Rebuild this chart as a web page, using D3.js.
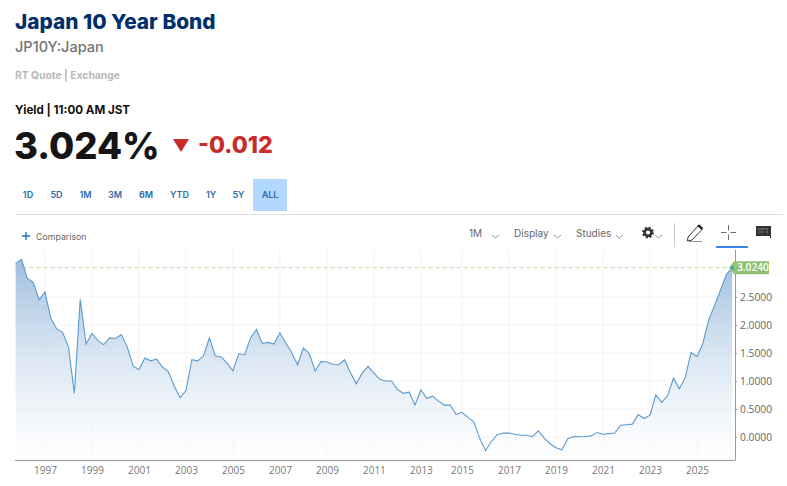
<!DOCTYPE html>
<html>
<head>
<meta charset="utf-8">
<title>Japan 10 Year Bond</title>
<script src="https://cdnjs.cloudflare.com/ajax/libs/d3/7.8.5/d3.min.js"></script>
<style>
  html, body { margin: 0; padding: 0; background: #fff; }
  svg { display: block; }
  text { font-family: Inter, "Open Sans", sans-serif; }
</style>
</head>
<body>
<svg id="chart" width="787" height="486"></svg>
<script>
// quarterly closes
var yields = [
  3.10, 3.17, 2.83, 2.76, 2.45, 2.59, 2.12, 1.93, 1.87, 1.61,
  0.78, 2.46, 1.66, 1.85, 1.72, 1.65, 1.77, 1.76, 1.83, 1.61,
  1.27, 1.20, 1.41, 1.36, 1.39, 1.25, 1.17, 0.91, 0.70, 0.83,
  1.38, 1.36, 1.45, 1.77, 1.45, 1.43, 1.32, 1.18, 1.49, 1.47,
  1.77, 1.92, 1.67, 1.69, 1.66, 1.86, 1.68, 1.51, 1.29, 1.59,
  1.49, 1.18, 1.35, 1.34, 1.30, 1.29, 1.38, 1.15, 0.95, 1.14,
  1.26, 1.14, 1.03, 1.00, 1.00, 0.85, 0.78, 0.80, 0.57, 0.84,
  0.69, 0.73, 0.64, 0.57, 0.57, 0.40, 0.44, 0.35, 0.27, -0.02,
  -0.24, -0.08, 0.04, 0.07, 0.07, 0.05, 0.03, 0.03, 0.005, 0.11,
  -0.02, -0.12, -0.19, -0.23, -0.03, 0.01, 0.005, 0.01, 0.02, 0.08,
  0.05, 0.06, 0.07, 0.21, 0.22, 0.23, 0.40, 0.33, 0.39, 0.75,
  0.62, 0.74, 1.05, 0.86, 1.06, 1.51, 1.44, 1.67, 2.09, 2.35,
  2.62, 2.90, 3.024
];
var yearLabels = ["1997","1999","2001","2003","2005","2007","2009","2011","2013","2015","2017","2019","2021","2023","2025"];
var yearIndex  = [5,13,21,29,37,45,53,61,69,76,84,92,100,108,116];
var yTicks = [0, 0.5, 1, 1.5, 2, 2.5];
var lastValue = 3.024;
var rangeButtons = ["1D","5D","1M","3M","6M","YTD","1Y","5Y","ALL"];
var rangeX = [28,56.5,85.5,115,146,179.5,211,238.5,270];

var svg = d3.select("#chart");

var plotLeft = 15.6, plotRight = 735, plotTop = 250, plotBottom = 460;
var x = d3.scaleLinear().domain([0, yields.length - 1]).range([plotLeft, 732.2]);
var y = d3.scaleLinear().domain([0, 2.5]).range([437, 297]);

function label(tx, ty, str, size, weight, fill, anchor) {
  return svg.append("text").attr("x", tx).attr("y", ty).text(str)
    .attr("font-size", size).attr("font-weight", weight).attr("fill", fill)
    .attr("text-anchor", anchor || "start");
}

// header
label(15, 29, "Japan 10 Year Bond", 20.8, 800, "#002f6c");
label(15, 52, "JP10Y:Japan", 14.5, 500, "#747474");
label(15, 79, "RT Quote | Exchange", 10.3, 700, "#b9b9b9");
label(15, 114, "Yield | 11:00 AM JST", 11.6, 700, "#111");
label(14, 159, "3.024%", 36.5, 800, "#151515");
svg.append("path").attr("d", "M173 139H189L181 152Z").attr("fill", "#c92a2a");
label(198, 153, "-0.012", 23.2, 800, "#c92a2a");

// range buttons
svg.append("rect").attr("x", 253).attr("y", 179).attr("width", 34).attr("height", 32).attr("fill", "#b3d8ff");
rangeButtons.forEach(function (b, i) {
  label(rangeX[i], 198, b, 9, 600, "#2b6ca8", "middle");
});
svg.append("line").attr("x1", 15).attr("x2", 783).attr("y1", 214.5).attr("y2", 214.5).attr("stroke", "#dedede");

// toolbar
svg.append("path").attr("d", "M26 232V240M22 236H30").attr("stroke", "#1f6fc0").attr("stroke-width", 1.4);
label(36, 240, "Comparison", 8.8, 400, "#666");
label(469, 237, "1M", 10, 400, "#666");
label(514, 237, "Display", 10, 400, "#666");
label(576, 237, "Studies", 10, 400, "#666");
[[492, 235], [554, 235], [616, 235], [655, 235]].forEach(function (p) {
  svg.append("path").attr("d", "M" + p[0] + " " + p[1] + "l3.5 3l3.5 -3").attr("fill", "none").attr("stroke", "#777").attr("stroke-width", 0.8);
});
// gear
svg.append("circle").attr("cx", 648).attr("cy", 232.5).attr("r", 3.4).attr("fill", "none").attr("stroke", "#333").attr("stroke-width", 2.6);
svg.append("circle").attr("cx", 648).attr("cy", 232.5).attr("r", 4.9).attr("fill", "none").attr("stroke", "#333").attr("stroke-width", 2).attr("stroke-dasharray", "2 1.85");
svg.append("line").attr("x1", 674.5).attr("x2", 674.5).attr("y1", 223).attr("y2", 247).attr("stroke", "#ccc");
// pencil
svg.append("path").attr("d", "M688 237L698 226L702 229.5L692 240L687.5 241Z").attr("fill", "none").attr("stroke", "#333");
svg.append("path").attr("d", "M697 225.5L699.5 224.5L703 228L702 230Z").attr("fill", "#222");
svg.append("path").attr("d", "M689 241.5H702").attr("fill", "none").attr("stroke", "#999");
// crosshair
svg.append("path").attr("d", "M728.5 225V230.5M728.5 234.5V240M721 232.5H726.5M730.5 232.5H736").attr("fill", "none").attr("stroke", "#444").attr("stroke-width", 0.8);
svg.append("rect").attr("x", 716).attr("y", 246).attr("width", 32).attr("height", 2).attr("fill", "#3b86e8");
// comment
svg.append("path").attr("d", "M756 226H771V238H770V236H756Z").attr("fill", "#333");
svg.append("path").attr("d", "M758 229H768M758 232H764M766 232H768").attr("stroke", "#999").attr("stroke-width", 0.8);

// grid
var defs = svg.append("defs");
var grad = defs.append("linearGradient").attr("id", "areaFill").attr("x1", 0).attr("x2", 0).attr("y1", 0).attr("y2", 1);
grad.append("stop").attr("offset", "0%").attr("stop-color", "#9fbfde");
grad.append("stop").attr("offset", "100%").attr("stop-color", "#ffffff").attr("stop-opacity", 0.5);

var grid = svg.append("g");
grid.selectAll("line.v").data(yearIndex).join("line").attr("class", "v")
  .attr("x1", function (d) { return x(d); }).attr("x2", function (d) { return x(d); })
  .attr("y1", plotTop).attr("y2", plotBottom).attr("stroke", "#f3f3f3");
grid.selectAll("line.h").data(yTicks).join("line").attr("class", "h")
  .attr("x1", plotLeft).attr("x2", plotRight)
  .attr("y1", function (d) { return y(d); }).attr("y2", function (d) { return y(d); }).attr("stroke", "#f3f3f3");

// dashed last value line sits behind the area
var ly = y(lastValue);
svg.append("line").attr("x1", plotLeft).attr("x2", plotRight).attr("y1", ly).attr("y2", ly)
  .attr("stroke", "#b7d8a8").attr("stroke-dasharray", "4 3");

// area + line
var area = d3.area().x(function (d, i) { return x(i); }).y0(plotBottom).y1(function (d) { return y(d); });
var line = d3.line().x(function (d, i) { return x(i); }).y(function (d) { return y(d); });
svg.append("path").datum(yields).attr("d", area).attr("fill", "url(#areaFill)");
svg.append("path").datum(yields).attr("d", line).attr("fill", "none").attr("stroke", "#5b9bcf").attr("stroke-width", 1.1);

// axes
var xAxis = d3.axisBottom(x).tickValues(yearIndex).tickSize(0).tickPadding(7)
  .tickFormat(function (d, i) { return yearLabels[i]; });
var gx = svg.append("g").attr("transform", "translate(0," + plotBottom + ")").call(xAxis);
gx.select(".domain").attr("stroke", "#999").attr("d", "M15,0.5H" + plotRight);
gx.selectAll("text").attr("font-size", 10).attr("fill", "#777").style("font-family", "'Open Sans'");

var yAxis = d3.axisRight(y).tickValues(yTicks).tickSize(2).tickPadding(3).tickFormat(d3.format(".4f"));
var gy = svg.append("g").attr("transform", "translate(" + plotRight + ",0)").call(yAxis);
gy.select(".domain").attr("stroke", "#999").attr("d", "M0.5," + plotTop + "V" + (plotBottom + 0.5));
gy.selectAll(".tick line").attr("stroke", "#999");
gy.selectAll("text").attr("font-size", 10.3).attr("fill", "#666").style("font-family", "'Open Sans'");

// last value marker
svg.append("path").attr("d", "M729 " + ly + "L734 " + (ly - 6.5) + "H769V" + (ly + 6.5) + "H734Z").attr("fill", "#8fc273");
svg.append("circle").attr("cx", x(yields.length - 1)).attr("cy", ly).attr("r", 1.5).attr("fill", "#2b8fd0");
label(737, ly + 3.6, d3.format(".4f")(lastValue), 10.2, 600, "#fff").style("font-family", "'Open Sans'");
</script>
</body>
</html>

• **Goal**
Report the number of lines containing the string "chart" and add nothing to it.

• **Complete response**
3